Fulltext search combined with fuzzysearch in PostgreSQL

8.2k views Asked by At

I want to realize a fulltext search in postgresql combined with a kind of fuzzy search. For my testarea I followed up this article: https://blog.lateral.io/2015/05/full-text-search-in-milliseconds-with-postgresql/ and everything is working fine. But sometimes I have search cases with and without spaces in the searach string like this:

In my 'title'-column there is an entry like 'test123'. My searchstring looks like 'test 123' with a space in it. How can I get a hit in this testcase?

My search-sql-query looks like:

SELECT * 
FROM test, plainto_tsquery('test:*&123:*') as q 
WHERE (tsv @@ q)

result: 0 rows

So I tried to figure out if I can use pg_trgm combined with ts_vector but I can not find a solution. Do you have an idea?

1

There are 1 answers

1
Mani Gandham On

As the documentation on parsing states:

...plainto_tsquery will not recognize tsquery operators, weight labels, or prefix-match labels in its input...

plainto_tsquery and phraseto_tsquery are convenience functions which make it easier to search by a full string, but they don't support all of the features. Use to_tsquery instead which accepts the full search syntax:

SELECT * 
FROM test, to_tsquery('testing:* & 123:*') as q 
WHERE (tsv @@ q)

This function also requires you to normalize the search query in the same way you normalize the text you're searching by using to_tsvector, but that's pretty easy with some string functions:

SELECT string_agg(lexeme || ':*', ' & ' order by positions) 
FROM unnest(to_tsvector('testing 123'))

This basically gets the individual tokens from to_tsvector, appends :* to each, then joins them with & to create a single string.
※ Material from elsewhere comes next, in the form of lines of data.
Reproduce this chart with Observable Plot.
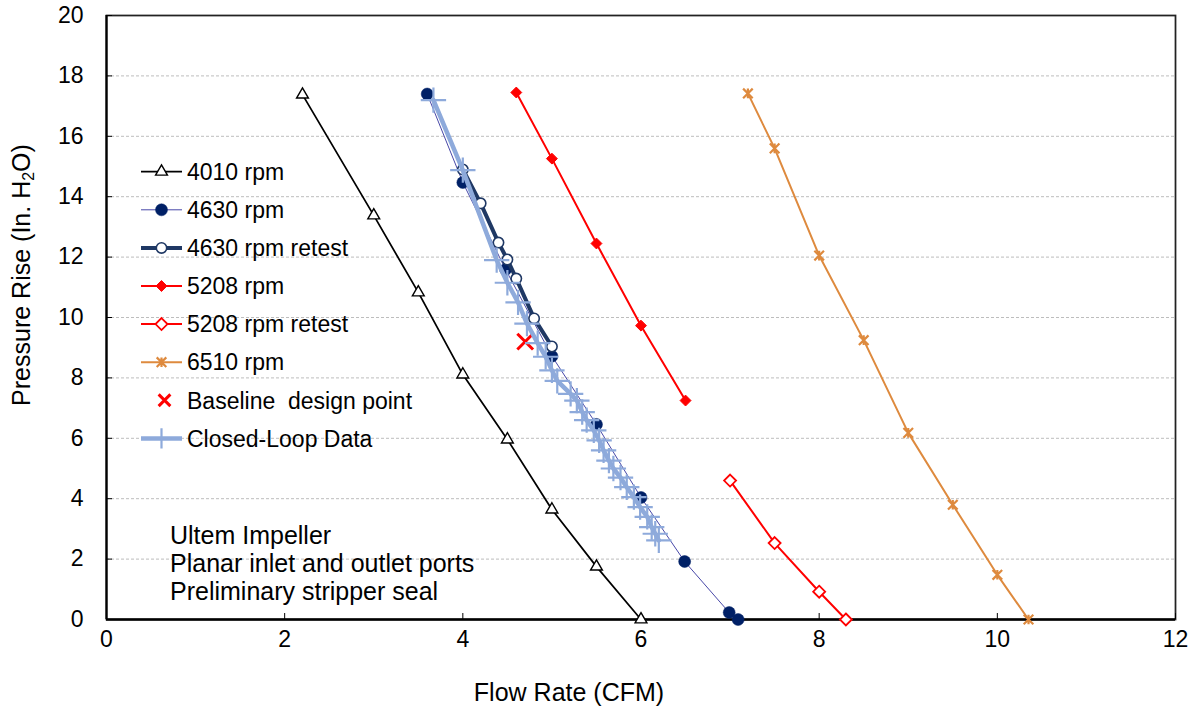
<!DOCTYPE html>
<html><head><meta charset="utf-8">
<script src="https://cdn.jsdelivr.net/npm/d3@7"></script>
<script src="https://cdn.jsdelivr.net/npm/@observablehq/plot@0.6"></script>
<style>
body{margin:0;background:#fff;}
#wrap{position:relative;width:1199px;height:710px;font-family:"Liberation Sans",Arial,sans-serif;color:#000;}
.ov{position:absolute;white-space:nowrap;line-height:1;}
</style></head><body><div id="wrap"></div><script>
// ---- tick labels ----
const xTicks = [0, 2, 4, 6, 8, 10, 12];
const yTicks = [0, 2, 4, 6, 8, 10, 12, 14, 16, 18, 20];
const gridY = [2, 4, 6, 8, 10, 12, 14, 16, 18];

// ---- series (Flow Rate CFM, Pressure Rise in. H2O) ----
const flow4010 = [2.2, 3.0, 3.5, 4.0, 4.5, 5.0, 5.5, 6.0];
const rise4010 = [17.38, 13.38, 10.83, 8.11, 5.96, 3.64, 1.75, 0];

const flow4630 = [3.6, 4.0, 4.48, 5.0, 5.5, 6.0, 6.49, 6.99, 7.09];
const rise4630 = [17.4, 14.47, 11.59, 8.72, 6.46, 4.04, 1.92, 0.23, 0];

const flow4630r = [4.0, 4.2, 4.4, 4.5, 4.6, 4.8, 5.0];
const rise4630r = [14.9, 13.78, 12.48, 11.92, 11.29, 9.97, 9.04];

const flow5208 = [4.6, 5.0, 5.5, 6.0, 6.5];
const rise5208 = [17.45, 15.26, 12.45, 9.73, 7.25];

const flow5208r = [7.0, 7.5, 8.0, 8.3];
const rise5208r = [4.6, 2.53, 0.92, 0];

const flow6510 = [7.2, 7.5, 8.0, 8.5, 9.0, 9.5, 10.0, 10.35];
const rise6510 = [17.42, 15.6, 12.05, 9.25, 6.18, 3.8, 1.48, 0];

const flowBase = [4.7];
const riseBase = [9.2];

const flowCL = [3.67, 4.0, 4.38, 4.5, 4.62, 4.72, 4.84, 4.93, 5.0, 5.06, 5.21, 5.28, 5.34, 5.39, 5.47, 5.53, 5.58, 5.64, 5.69, 5.77, 5.84, 5.92, 5.99, 6.07, 6.12, 6.16, 6.2];
const riseCL = [17.2, 14.88, 11.9, 11.15, 10.5, 9.8, 9.15, 8.7, 8.25, 7.9, 7.47, 7.25, 6.87, 6.6, 6.26, 5.93, 5.6, 5.26, 5.0, 4.7, 4.38, 4.05, 3.72, 3.4, 3.06, 2.84, 2.62];

const seriesNames = ["4010 rpm", "4630 rpm", "4630 rpm retest", "5208 rpm", "5208 rpm retest", "6510 rpm", "Baseline  design point", "Closed-Loop Data"];
const noteLines = ["Ultem Impeller", "Planar inlet and outlet ports", "Preliminary stripper seal"];

const xTitle = "Flow Rate (CFM)";

// ---- build rows ----
const rows = (xs, ys) => xs.map((x, i) => ({x, y: ys[i]}));
const s4010 = rows(flow4010, rise4010);
const s4630 = rows(flow4630, rise4630);
const s4630r = rows(flow4630r, rise4630r);
const s5208 = rows(flow5208, rise5208);
const s5208r = rows(flow5208r, rise5208r);
const s6510 = rows(flow6510, rise6510);
const sBase = rows(flowBase, riseBase);
const sCL = rows(flowCL, riseCL);

// Excel-style "star" marker: an X plus a vertical stroke
const starSymbol = {
  draw(context, size) {
    const r = Math.sqrt(size / Math.PI);
    context.moveTo(-r, -r); context.lineTo(r, r);
    context.moveTo(-r, r); context.lineTo(r, -r);
    context.moveTo(0, -r); context.lineTo(0, r);
  }
};

// ---- styles ----
const styles = [
  {line: {stroke: "#000", strokeWidth: 1.75}, dot: {symbol: "triangle", r: 4.4, fill: "#fff", stroke: "#000", strokeWidth: 1.4}},
  {line: {stroke: "#4848a8", strokeWidth: 1}, dot: {symbol: "circle", r: 6, fill: "#002066", stroke: "#002066", strokeWidth: 0.5}},
  {line: {stroke: "#1f3864", strokeWidth: 4}, dot: {symbol: "circle", r: 5.2, fill: "#fff", stroke: "#1f3864", strokeWidth: 1.6}},
  {line: {stroke: "#ff0000", strokeWidth: 2}, dot: {symbol: "diamond2", r: 4.9, fill: "#ff0000", stroke: "#ff0000", strokeWidth: 1}},
  {line: {stroke: "#ff0000", strokeWidth: 2}, dot: {symbol: "diamond2", r: 5.4, fill: "#fff", stroke: "#ff0000", strokeWidth: 1.8}},
  {line: {stroke: "#de8a3e", strokeWidth: 2}, dot: {symbol: starSymbol, r: 4.8, fill: "none", stroke: "#de8a3e", strokeWidth: 2.2}},
  {line: null, dot: {symbol: "times", r: 7.2, fill: "none", stroke: "#ff0000", strokeWidth: 3}},
  {line: {stroke: "#8eaadb", strokeWidth: 4.5}, dot: {symbol: "plus", r: 8.2, fill: "none", stroke: "#8eaadb", strokeWidth: 2.2}}
];
const data = [s4010, s4630, s4630r, s5208, s5208r, s6510, sBase, sCL];

const W = 1199, H = 710, mL = 106, mR = 24, mT = 15, mB = 91;
const plotW = W - mL - mR, plotH = H - mT - mB;
const FONT = '"Liberation Sans", Arial, sans-serif';

const seriesMarks = [];
data.forEach((d, i) => {
  const st = styles[i];
  if (st.line) seriesMarks.push(Plot.line(d, {x: "x", y: "y", ...st.line}));
  seriesMarks.push(Plot.dot(d, {x: "x", y: "y", ...st.dot}));
});

const chart = Plot.plot({
  width: W, height: H,
  marginLeft: mL, marginRight: mR, marginTop: mT, marginBottom: mB,
  style: {fontFamily: FONT, fontSize: "23px", color: "#000", background: "#fff", overflow: "visible"},
  x: {domain: [0, 12]},
  y: {domain: [0, 20]},
  marks: [
    Plot.ruleY(gridY, {y: d => d, stroke: "#bdbdbd", strokeDasharray: "3,2", strokeWidth: 1}),
    Plot.frame({stroke: "#222", strokeWidth: 1.75}),
    Plot.tickX(xTicks, {x: d => d, insetTop: plotH - 6, stroke: "#000", strokeWidth: 1}),
    Plot.tickY(yTicks, {y: d => d, insetRight: plotW - 6, stroke: "#000", strokeWidth: 1}),
    Plot.axisX(xTicks, {tickSize: 0, tickPadding: 11, label: null, fontSize: 23, fill: "#000"}),
    Plot.axisY(yTicks, {tickSize: 0, tickPadding: 23, label: null, fontSize: 23, fill: "#000"}),
    Plot.ruleX([0], {stroke: "#000", strokeWidth: 2.2}),
    Plot.ruleY([0], {stroke: "#000", strokeWidth: 2.4}),
    ...seriesMarks
  ]
});

const wrap = document.getElementById("wrap");
wrap.appendChild(chart);

// ---- axis titles ----
const xt = document.createElement("div");
xt.className = "ov";
xt.style.cssText = `left:569px;top:692px;transform:translate(-50%,-50%);font-size:25px;`;
xt.textContent = xTitle;
wrap.appendChild(xt);

const yt = document.createElement("div");
yt.className = "ov";
yt.style.cssText = `left:23px;top:275px;transform:translate(-50%,-50%) rotate(-90deg);font-size:25px;`;
yt.innerHTML = 'Pressure Rise (In. H<sub style="font-size:16px;vertical-align:-4px;">2</sub>O)';
wrap.appendChild(yt);

// ---- legend (overlay inside plot) ----
const legX = 141, legLen = 41, legTop = 171.7, legStep = 38.1;
const lg = d3.select(wrap).append("svg")
  .attr("width", W).attr("height", H)
  .style("position", "absolute").style("left", 0).style("top", 0)
  .style("pointer-events", "none").style("overflow", "visible");
const symMap = {triangle: d3.symbolTriangle, circle: d3.symbolCircle, diamond2: d3.symbolDiamond2, times: d3.symbolTimes, plus: d3.symbolPlus};
const legendScale = [1, 1, 1, 1, 1, 1, 0.75, 0.8];
seriesNames.forEach((name, i) => {
  const st = styles[i];
  const cy = legTop + i * legStep;
  const g = lg.append("g");
  if (st.line) {
    g.append("line").attr("x1", legX).attr("x2", legX + legLen).attr("y1", cy).attr("y2", cy)
      .attr("stroke", st.line.stroke).attr("stroke-width", st.line.strokeWidth);
  }
  const rr = st.dot.r * legendScale[i];
  const size = Math.PI * rr * rr;
  const sym = typeof st.dot.symbol === "string" ? symMap[st.dot.symbol] : st.dot.symbol;
  g.append("path").attr("d", d3.symbol(sym, size)())
    .attr("transform", `translate(${legX + legLen / 2 + (st.line ? 0 : 3)},${cy})`)
    .attr("fill", st.dot.fill).attr("stroke", st.dot.stroke).attr("stroke-width", st.dot.strokeWidth);
  g.append("text").attr("x", 187).attr("y", cy).attr("dy", "0.36em")
    .attr("font-family", FONT).attr("font-size", 23).attr("fill", "#000")
    .style("white-space", "pre").text(name);
});

// ---- note text ----
noteLines.forEach((t, i) => {
  lg.append("text").attr("x", 170).attr("y", 535 + i * 28.2).attr("dy", "0.36em")
    .attr("font-family", FONT).attr("font-size", 25).attr("fill", "#000").text(t);
});
</script></body></html>
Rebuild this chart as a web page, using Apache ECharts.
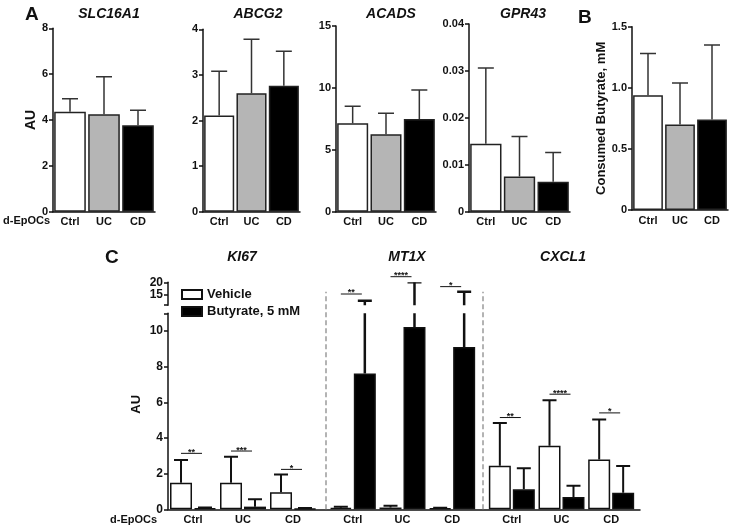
<!DOCTYPE html>
<html><head><meta charset="utf-8">
<script src="https://cdn.jsdelivr.net/npm/echarts@6/dist/echarts.min.js"></script>
<style>html,body{margin:0;padding:0;background:#fff}#c{width:729px;height:527px}</style>
</head><body><div id="c"></div>
<script>
// ---------------- DATA ----------------
const groups = ['Ctrl', 'UC', 'CD'];
// Panel A (mean, upper SD)
const slc16a1 = [4.36, 4.25, 3.77];
const slc16a1Sd = [0.57, 1.64, 0.65];
const abcg2 = [2.11, 2.60, 2.76];
const abcg2Sd = [0.97, 1.18, 0.76];
const acads = [7.14, 6.25, 7.49];
const acadsSd = [1.37, 1.70, 2.34];
const gpr43 = [0.0145, 0.0075, 0.0064];
const gpr43Sd = [0.0161, 0.0085, 0.0062];
// Panel B
const consumed = [0.94, 0.70, 0.74];
const consumedSd = [0.34, 0.34, 0.61];
// Panel C
const ki67Veh = [1.49, 1.49, 0.95];
const ki67VehSd = [1.27, 1.46, 1.01];
const ki67But = [0.06, 0.15, 0.04];
const ki67ButSd = [0.04, 0.41, 0.03];
const mt1xVeh = [0.08, 0.10, 0.05];
const mt1xVehSd = [0.07, 0.10, 0.03];
const mt1xBut = [7.62, 10.23, 9.11];
const mt1xButSd = [5.14, 9.77, 7.19];
const cxcl1Veh = [2.44, 3.56, 2.80];
const cxcl1VehSd = [2.41, 2.56, 2.24];
const cxcl1But = [1.12, 0.69, 0.93];
const cxcl1ButSd = [1.18, 0.63, 1.50];
// significance brackets (height in AU, label)
const ki67Sig = [3.14, 3.27, 2.24];
const ki67Stars = ['**', '***', '*'];
const mt1xSig = [15.4, 22.2, 18.3];
const mt1xStars = ['**', '****', '*'];
const cxcl1Sig = [5.15, 6.46, 5.41];
const cxcl1Stars = ['**', '****', '*'];
// axis ticks
const lowerTicks = [0, 2, 4, 6, 8, 10];
const upperTicks = [15, 20];
const separators = [1, 2];

// ---------------- STYLE ----------------
const FF = '"Liberation Sans", Arial, sans-serif';
const INK = '#111';
const fills = ['#ffffff', '#b5b5b5', '#000000'];
const lblStyle = { fontFamily: FF, fontWeight: 'bold', fontSize: 11, color: INK };
const axLine = { show: true, lineStyle: { color: INK, width: 1.5 } };
const axTick = { show: true, length: 4, lineStyle: { color: INK, width: 1.5 } };

const grids = [], xAxes = [], yAxes = [], series = [], titles = [];

function errSeries(xi, yi, vals, sds, offset, capHalf, lw, color) {
  return {
    type: 'custom', xAxisIndex: xi, yAxisIndex: yi, clip: true, z: 3, silent: true,
    data: vals.map((v, i) => [i, v, v + sds[i]]),
    renderItem(params, api) {
      const a = api.coord([api.value(0), api.value(1)]);
      const b = api.coord([api.value(0), api.value(2)]);
      const x = a[0] + offset;
      const st = { stroke: color, lineWidth: lw };
      return { type: 'group', children: [
        { type: 'line', shape: { x1: x, y1: a[1], x2: x, y2: b[1] }, style: st },
        { type: 'line', shape: { x1: x - capHalf, y1: b[1], x2: x + capHalf, y2: b[1] }, style: st }
      ]};
    }
  };
}
function sigSeries(xi, yi, heights, labels) {
  return {
    type: 'custom', xAxisIndex: xi, yAxisIndex: yi, clip: false, z: 4, silent: true,
    data: heights.map((h, i) => [i, h]),
    renderItem(params, api) {
      const p = api.coord([api.value(0), api.value(1)]);
      const x1 = p[0] - 12, x2 = p[0] + 9;
      return { type: 'group', children: [
        { type: 'line', shape: { x1: x1, y1: p[1], x2: x2, y2: p[1] }, style: { stroke: INK, lineWidth: 1 } },
        { type: 'text', x: (x1 + x2) / 2, y: p[1] - 1,
          style: { text: labels[params.dataIndex], fill: INK, font: 'bold 9px ' + FF, align: 'center', verticalAlign: 'middle' } }
      ]};
    }
  };
}

// Panel A / B single-series bar charts
function simplePanel(rect, vals, sds, yMin, yMax, yInt, fmt, yName, nameGap, nameSize) {
  grids.push(rect);
  const gi = grids.length - 1;
  xAxes.push({ type: 'category', gridIndex: gi, data: groups, axisLine: axLine, axisTick: { show: false },
    axisLabel: Object.assign({ margin: 5 }, lblStyle) });
  yAxes.push({ type: 'value', gridIndex: gi, min: yMin, max: yMax, interval: yInt,
    axisLine: axLine, axisTick: axTick, splitLine: { show: false },
    axisLabel: Object.assign({ margin: 5, formatter: fmt }, lblStyle),
    name: yName, nameLocation: 'middle', nameGap: nameGap, nameRotate: 90,
    nameTextStyle: { fontFamily: FF, fontWeight: 'bold', fontSize: nameSize, color: INK } });
  const xi = xAxes.length - 1, yi = yAxes.length - 1;
  series.push({ type: 'bar', xAxisIndex: xi, yAxisIndex: yi, silent: true, barCategoryGap: '7%',
    data: vals.map((v, i) => ({ value: v, itemStyle: { color: fills[i] } })),
    itemStyle: { borderColor: '#222', borderWidth: 1.5 } });
  series.push(errSeries(xi, yi, vals, sds, 0, 8, 1.5, '#333'));
}
const plain = v => String(v);
simplePanel({ left: 53, top: 28.3, width: 102, height: 183.4 }, slc16a1, slc16a1Sd, 0, 8, 2, plain, 'AU', 15, 14);
simplePanel({ left: 203, top: 29.3, width: 97, height: 182.4 }, abcg2, abcg2Sd, 0, 4, 1, plain, '', 20, 14);
simplePanel({ left: 336, top: 26, width: 100, height: 185.7 }, acads, acadsSd, 0, 15, 5, plain, '', 20, 14);
simplePanel({ left: 469, top: 24, width: 101, height: 187.7 }, gpr43, gpr43Sd, 0, 0.04, 0.01,
  v => v === 0 ? '0' : v.toFixed(2), '', 20, 14);
simplePanel({ left: 632, top: 26.7, width: 96, height: 183.3 }, consumed, consumedSd, 0, 1.5, 0.5,
  v => v === 0 ? '0' : v.toFixed(1), 'Consumed Butyrate, mM', 23, 13);

// ---------------- Panel C ----------------
const BW = 22, GAPF = 0.09;
const OFF = (BW + BW * GAPF) / 2;
const lowerTop = 313.3, lowerH = 196, upperTop = 282.3, upperH = 22.9;
const blocks = [
  { left: 168, width: 150, veh: ki67Veh, vehSd: ki67VehSd, but: ki67But, butSd: ki67ButSd, sig: ki67Sig, stars: ki67Stars, axis: true, upper: true },
  { left: 328, width: 149, veh: mt1xVeh, vehSd: mt1xVehSd, but: mt1xBut, butSd: mt1xButSd, sig: mt1xSig, stars: mt1xStars, axis: false, upper: true, sigUpper: true },
  { left: 487, width: 149, veh: cxcl1Veh, vehSd: cxcl1VehSd, but: cxcl1But, butSd: cxcl1ButSd, sig: cxcl1Sig, stars: cxcl1Stars, axis: false, upper: false }
];

// helper grid: continuous x axis line + dashed separators
grids.push({ left: 168, width: 472, top: 291.7, height: 509.3 - 291.7 });
{
  const gi = grids.length - 1;
  xAxes.push({ type: 'value', gridIndex: gi, min: 0, max: 3, axisLine: axLine, axisTick: { show: false },
    axisLabel: { show: false }, splitLine: { show: false } });
  yAxes.push({ type: 'value', gridIndex: gi, min: 0, max: 1, show: false, splitLine: { show: false } });
  series.push({ type: 'line', xAxisIndex: xAxes.length - 1, yAxisIndex: yAxes.length - 1, silent: true,
    data: [[0, 0]], showSymbol: false, lineStyle: { opacity: 0 },
    markLine: { silent: true, symbol: ['none', 'none'], label: { show: false },
      lineStyle: { color: '#9a9a9a', type: [5, 3], width: 1.5 },
      data: separators.map(s => ({ xAxis: s })) } });
}

blocks.forEach((b, k) => {
  // lower grid
  grids.push({ left: b.left, width: b.width, top: lowerTop, height: lowerH });
  let gi = grids.length - 1;
  xAxes.push({ type: 'category', gridIndex: gi, data: groups, axisLine: { show: false }, axisTick: { show: false },
    axisLabel: Object.assign({ margin: 5 }, lblStyle) });
  yAxes.push({ type: 'value', gridIndex: gi, min: 0, max: 11, show: b.axis,
    axisLine: axLine, axisTick: Object.assign({ customValues: lowerTicks.concat([11]) }, axTick),
    splitLine: { show: false },
    axisLabel: Object.assign({ margin: 5, customValues: lowerTicks }, lblStyle, { fontSize: 12 }),
    name: 'AU', nameLocation: 'middle', nameGap: 25, nameRotate: 90,
    nameTextStyle: { fontFamily: FF, fontWeight: 'bold', fontSize: 13, color: INK, padding: [0, 0, 0, 14] } });
  let xi = xAxes.length - 1, yi = yAxes.length - 1;
  series.push({ name: 'Vehicle', type: 'bar', xAxisIndex: xi, yAxisIndex: yi, silent: true,
    barWidth: BW, barGap: (GAPF * 100) + '%', data: b.veh,
    itemStyle: { color: '#ffffff', borderColor: INK, borderWidth: 1.5 } });
  series.push({ name: 'Butyrate, 5 mM', type: 'bar', xAxisIndex: xi, yAxisIndex: yi, silent: true,
    barWidth: BW, barGap: (GAPF * 100) + '%', data: b.but,
    itemStyle: { color: '#000000', borderColor: INK, borderWidth: 1.5 } });
  series.push(errSeries(xi, yi, b.veh, b.vehSd, -OFF, 7, 2, INK));
  series.push(errSeries(xi, yi, b.but, b.butSd, OFF, 7, k === 1 ? 2.5 : 2, INK));
  if (!b.sigUpper) series.push(sigSeries(xi, yi, b.sig, b.stars));

  if (b.upper) {
    grids.push({ left: b.left, width: b.width, top: upperTop, height: upperH });
    gi = grids.length - 1;
    xAxes.push({ type: 'category', gridIndex: gi, data: groups, show: false });
    yAxes.push({ type: 'value', gridIndex: gi, min: 11, max: 20, show: b.axis,
      axisLine: axLine, axisTick: Object.assign({ customValues: [11].concat(upperTicks) }, axTick),
      splitLine: { show: false },
      axisLabel: Object.assign({ margin: 5, customValues: upperTicks }, lblStyle, { fontSize: 12 }) });
    xi = xAxes.length - 1; yi = yAxes.length - 1;
    series.push(errSeries(xi, yi, b.veh, b.vehSd, -OFF, 7, 2, INK));
    series.push(errSeries(xi, yi, b.but, b.butSd, OFF, 7, k === 1 ? 2.5 : 2, INK));
    if (b.sigUpper) series.push(sigSeries(xi, yi, b.sig, b.stars));
  }
});

// ---------------- TITLES ----------------
function t(text, x, y, size, italic) {
  titles.push({ text: text, left: x, top: y, textAlign: italic ? 'center' : 'left',
    textStyle: { fontFamily: FF, fontWeight: 'bold', fontStyle: italic ? 'italic' : 'normal', fontSize: size, color: INK } });
}
t('A', 20, 0, 19, false);
t('B', 573, 3, 19, false);
t('C', 100, 243, 19, false);
t('SLC16A1', 104, 2, 14, true);
t('ABCG2', 253, 2, 14, true);
t('ACADS', 386, 2, 14, true);
t('GPR43', 518, 2, 14, true);
t('KI67', 237, 245, 14, true);
t('MT1X', 402, 245, 14, true);
t('CXCL1', 558, 245, 14, true);

const chart = echarts.init(document.getElementById('c'), null, { renderer: 'canvas' });
chart.setOption({
  animation: false,
  backgroundColor: '#ffffff',
  title: titles,
  grid: grids,
  xAxis: xAxes,
  yAxis: yAxes,
  series: series,
  legend: { data: ['Vehicle', 'Butyrate, 5 mM'], orient: 'vertical', left: 176, top: 283,
    itemWidth: 20, itemHeight: 9, itemGap: 4, icon: 'rect', selectedMode: false,
    textStyle: { fontFamily: FF, fontWeight: 'bold', fontSize: 13, color: INK } },
  graphic: [
    { type: 'text', left: 3, top: 215, style: { text: 'd-EpOCs', font: 'bold 11px ' + FF, fill: INK } },
    { type: 'text', left: 110, top: 514, style: { text: 'd-EpOCs', font: 'bold 11px ' + FF, fill: INK } }
  ]
});
</script>
</body></html>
The example above takes testing 123 and produces testing:* & 123:* which you can then use directly with to_tsquery to get fuzzy matching with the normalization intact.

You can combine it all together into a CTE to make it simple:

WITH search AS (
    SELECT to_tsquery(string_agg(lexeme || ':*', ' & ' order by positions)) AS query
    FROM unnest(to_tsvector('enter your search query here'))
)
SELECT test.*
FROM test, search
WHERE (test.tsv @@ search.query)

This assumes that the table has a tsv column of datatype tsquery which is pregenerated instead of creating it on every query (which is much slower). PG12+ supports generated columns which can keep this updated automatically.